### SUPPLIED DATA
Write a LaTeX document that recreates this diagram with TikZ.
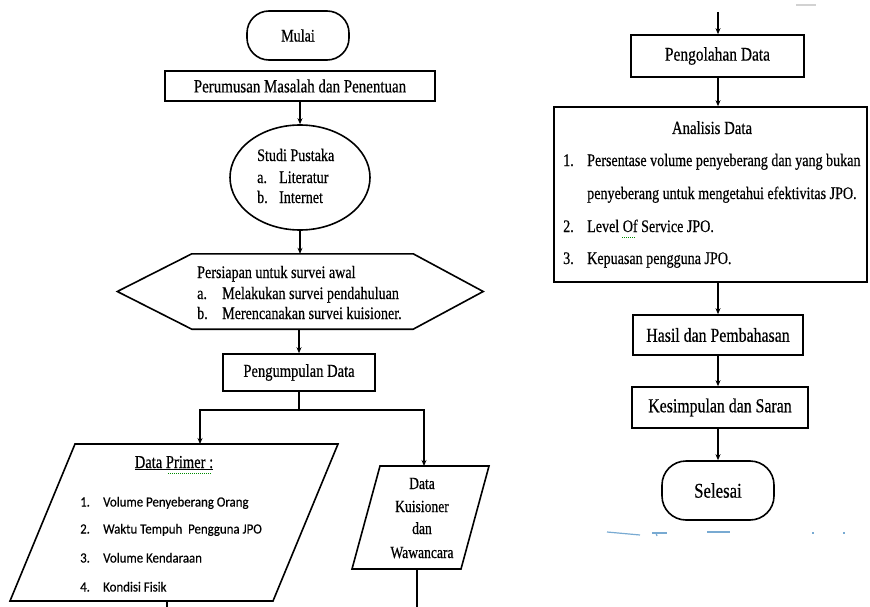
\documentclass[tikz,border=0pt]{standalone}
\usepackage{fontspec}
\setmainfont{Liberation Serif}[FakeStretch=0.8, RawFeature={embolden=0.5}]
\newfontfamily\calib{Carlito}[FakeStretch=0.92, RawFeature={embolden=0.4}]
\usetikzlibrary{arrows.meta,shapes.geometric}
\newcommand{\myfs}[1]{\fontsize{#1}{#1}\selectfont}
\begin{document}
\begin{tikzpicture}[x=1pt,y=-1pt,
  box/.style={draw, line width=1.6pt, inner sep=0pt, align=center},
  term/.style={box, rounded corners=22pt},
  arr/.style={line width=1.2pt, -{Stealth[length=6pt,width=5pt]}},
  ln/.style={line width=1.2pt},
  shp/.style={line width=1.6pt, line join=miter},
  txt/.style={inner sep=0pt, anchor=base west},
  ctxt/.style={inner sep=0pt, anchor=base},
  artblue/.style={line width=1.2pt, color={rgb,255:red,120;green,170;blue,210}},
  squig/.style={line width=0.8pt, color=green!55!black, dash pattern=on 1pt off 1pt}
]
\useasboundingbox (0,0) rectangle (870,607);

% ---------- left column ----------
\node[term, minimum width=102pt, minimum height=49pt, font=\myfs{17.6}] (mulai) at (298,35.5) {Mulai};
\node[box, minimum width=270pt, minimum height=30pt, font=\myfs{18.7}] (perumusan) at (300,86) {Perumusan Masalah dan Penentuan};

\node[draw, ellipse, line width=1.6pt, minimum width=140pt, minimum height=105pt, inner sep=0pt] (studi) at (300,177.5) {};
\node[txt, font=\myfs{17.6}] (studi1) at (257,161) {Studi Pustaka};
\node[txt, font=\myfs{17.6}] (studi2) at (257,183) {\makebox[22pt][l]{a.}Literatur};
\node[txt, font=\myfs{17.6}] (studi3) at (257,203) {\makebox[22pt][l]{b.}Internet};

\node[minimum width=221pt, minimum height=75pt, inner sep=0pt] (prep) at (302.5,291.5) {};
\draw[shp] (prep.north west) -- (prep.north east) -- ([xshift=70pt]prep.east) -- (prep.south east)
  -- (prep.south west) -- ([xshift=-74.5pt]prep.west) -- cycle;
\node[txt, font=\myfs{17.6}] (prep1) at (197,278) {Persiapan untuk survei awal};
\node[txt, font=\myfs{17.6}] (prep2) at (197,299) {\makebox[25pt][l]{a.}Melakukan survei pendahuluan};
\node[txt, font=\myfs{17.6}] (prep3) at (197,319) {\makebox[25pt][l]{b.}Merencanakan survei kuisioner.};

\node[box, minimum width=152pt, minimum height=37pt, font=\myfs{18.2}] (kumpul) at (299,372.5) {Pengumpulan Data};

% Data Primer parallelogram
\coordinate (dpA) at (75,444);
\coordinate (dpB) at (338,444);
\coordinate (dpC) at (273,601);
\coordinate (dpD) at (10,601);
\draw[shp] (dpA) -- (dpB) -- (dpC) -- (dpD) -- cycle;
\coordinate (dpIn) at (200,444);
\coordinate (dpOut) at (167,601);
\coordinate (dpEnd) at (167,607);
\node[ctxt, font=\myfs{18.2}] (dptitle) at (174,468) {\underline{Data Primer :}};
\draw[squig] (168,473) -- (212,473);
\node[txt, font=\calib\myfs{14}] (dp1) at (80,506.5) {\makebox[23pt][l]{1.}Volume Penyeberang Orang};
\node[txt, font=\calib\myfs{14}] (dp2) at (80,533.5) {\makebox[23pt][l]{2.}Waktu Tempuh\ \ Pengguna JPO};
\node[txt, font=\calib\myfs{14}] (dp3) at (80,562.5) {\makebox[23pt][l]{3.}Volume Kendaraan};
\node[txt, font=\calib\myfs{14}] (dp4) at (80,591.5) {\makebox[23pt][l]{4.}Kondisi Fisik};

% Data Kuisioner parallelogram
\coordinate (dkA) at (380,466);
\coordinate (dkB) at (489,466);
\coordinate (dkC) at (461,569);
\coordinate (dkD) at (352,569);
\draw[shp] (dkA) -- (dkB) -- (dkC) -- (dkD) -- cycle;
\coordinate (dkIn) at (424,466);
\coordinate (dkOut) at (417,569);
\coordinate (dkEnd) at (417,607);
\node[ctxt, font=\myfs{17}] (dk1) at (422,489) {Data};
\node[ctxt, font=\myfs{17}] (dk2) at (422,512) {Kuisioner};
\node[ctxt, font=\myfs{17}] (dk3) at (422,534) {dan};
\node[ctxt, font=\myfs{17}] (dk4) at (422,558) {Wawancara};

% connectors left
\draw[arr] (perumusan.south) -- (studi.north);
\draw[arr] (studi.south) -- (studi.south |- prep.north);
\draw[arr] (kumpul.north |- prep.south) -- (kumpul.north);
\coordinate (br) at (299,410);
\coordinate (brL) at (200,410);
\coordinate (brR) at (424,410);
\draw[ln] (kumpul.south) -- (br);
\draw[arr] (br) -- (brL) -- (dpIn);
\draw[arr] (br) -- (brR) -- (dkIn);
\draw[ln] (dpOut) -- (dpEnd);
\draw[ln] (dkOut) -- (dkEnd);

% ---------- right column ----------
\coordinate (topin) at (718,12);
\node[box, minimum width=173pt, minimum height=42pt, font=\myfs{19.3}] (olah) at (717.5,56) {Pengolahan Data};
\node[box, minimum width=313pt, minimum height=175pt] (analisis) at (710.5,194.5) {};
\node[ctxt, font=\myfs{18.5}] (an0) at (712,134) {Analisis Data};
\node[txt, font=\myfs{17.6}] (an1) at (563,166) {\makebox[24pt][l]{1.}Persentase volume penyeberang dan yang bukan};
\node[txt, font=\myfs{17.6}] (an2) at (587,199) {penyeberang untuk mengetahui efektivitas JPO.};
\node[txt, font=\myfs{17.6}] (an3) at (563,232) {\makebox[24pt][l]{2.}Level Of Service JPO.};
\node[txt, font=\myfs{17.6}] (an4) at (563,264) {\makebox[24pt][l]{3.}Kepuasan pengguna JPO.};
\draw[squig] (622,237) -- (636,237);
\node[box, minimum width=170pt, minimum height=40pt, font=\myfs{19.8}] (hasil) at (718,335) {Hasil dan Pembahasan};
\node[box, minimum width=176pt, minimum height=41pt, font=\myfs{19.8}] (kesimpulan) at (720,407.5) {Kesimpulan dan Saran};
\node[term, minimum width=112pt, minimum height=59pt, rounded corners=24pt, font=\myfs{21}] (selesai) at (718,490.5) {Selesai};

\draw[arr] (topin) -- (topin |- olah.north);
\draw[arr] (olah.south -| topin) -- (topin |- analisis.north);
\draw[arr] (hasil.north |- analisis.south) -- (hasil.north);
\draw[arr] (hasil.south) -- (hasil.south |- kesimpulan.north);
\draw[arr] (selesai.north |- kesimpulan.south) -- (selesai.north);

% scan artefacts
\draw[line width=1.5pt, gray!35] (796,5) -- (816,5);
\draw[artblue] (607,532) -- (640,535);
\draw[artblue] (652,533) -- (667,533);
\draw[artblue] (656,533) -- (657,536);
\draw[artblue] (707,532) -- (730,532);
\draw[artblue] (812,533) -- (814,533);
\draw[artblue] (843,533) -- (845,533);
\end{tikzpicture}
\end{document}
--
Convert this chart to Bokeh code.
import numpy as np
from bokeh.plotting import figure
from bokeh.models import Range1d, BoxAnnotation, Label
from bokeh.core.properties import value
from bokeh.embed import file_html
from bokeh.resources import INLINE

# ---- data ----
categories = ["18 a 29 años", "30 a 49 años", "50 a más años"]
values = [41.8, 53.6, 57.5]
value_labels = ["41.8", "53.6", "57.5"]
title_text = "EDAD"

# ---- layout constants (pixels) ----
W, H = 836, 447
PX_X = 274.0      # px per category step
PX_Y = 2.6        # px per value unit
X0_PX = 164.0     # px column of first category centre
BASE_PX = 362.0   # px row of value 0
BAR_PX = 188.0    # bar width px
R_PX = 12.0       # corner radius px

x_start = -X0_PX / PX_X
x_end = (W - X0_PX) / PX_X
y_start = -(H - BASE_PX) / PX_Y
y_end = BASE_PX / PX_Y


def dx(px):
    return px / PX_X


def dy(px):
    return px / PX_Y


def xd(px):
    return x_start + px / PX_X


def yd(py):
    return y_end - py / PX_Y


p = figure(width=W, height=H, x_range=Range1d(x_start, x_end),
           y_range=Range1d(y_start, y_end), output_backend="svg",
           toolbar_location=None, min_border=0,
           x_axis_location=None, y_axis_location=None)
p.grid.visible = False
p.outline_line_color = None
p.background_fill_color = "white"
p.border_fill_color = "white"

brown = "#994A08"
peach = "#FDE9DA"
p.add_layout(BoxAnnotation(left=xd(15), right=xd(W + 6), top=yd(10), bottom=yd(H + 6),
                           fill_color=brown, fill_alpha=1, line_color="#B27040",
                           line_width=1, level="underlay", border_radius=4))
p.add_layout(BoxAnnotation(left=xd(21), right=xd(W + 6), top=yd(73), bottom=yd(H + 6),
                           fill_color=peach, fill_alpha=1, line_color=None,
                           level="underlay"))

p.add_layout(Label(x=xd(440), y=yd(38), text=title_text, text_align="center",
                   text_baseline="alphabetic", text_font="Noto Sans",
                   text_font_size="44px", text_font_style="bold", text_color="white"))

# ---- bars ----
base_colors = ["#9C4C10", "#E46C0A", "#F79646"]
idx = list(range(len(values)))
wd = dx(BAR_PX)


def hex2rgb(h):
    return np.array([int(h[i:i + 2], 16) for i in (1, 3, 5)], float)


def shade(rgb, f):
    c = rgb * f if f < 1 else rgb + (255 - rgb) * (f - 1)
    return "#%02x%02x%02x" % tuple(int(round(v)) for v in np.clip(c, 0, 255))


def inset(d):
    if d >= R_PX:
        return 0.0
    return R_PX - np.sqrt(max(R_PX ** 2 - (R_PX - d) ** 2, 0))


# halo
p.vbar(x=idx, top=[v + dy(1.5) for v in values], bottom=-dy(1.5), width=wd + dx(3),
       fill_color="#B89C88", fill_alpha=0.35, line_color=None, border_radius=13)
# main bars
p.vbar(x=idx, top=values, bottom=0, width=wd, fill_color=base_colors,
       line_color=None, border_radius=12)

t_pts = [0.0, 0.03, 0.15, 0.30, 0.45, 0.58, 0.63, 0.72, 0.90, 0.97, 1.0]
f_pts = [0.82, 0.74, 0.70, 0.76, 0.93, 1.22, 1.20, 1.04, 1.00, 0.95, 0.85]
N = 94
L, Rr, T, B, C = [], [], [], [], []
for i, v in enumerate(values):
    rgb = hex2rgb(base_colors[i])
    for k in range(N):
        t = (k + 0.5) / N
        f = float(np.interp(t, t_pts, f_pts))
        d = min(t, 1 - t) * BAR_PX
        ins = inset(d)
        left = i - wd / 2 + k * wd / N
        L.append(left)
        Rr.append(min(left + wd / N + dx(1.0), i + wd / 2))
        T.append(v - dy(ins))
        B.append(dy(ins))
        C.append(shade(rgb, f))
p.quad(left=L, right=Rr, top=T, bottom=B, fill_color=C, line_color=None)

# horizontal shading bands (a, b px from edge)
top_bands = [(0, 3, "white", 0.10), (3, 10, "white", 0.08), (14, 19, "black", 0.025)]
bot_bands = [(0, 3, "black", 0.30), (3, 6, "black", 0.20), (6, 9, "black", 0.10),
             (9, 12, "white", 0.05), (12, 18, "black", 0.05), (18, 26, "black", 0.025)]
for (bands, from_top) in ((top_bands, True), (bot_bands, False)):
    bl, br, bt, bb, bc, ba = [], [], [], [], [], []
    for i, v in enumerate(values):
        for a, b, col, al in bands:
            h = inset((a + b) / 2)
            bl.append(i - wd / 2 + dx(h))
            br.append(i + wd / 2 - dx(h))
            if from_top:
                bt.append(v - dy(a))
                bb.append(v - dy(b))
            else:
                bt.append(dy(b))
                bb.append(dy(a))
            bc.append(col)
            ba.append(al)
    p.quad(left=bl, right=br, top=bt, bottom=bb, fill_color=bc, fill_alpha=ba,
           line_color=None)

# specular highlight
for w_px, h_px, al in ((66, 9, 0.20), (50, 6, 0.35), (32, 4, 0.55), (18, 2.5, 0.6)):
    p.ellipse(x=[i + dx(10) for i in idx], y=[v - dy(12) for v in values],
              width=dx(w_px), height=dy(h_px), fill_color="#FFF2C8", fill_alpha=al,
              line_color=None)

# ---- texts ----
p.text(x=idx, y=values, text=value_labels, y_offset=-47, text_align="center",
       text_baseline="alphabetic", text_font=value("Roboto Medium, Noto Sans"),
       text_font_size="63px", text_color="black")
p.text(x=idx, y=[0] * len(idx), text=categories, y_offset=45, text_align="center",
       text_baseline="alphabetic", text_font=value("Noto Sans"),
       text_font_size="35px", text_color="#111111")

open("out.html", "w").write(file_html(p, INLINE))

### TASK STATEMENT
Without the pictures, give again only the lines beginning at the line that contains "Write a LaTeX" and stopping after the line that contains "minimum width=270pt, minimum", exactly as written.

### SOLUTION
Write a LaTeX document that recreates this diagram with TikZ.
\documentclass[tikz,border=0pt]{standalone}
\usepackage{fontspec}
\setmainfont{Liberation Serif}[FakeStretch=0.8, RawFeature={embolden=0.5}]
\newfontfamily\calib{Carlito}[FakeStretch=0.92, RawFeature={embolden=0.4}]
\usetikzlibrary{arrows.meta,shapes.geometric}
\newcommand{\myfs}[1]{\fontsize{#1}{#1}\selectfont}
\begin{document}
\begin{tikzpicture}[x=1pt,y=-1pt,
  box/.style={draw, line width=1.6pt, inner sep=0pt, align=center},
  term/.style={box, rounded corners=22pt},
  arr/.style={line width=1.2pt, -{Stealth[length=6pt,width=5pt]}},
  ln/.style={line width=1.2pt},
  shp/.style={line width=1.6pt, line join=miter},
  txt/.style={inner sep=0pt, anchor=base west},
  ctxt/.style={inner sep=0pt, anchor=base},
  artblue/.style={line width=1.2pt, color={rgb,255:red,120;green,170;blue,210}},
  squig/.style={line width=0.8pt, color=green!55!black, dash pattern=on 1pt off 1pt}
]
\useasboundingbox (0,0) rectangle (870,607);

% ---------- left column ----------
\node[term, minimum width=102pt, minimum height=49pt, font=\myfs{17.6}] (mulai) at (298,35.5) {Mulai};
\node[box, minimum width=270pt, minimum height=30pt, font=\myfs{18.7}] (perumusan) at (300,86) {Perumusan Masalah dan Penentuan};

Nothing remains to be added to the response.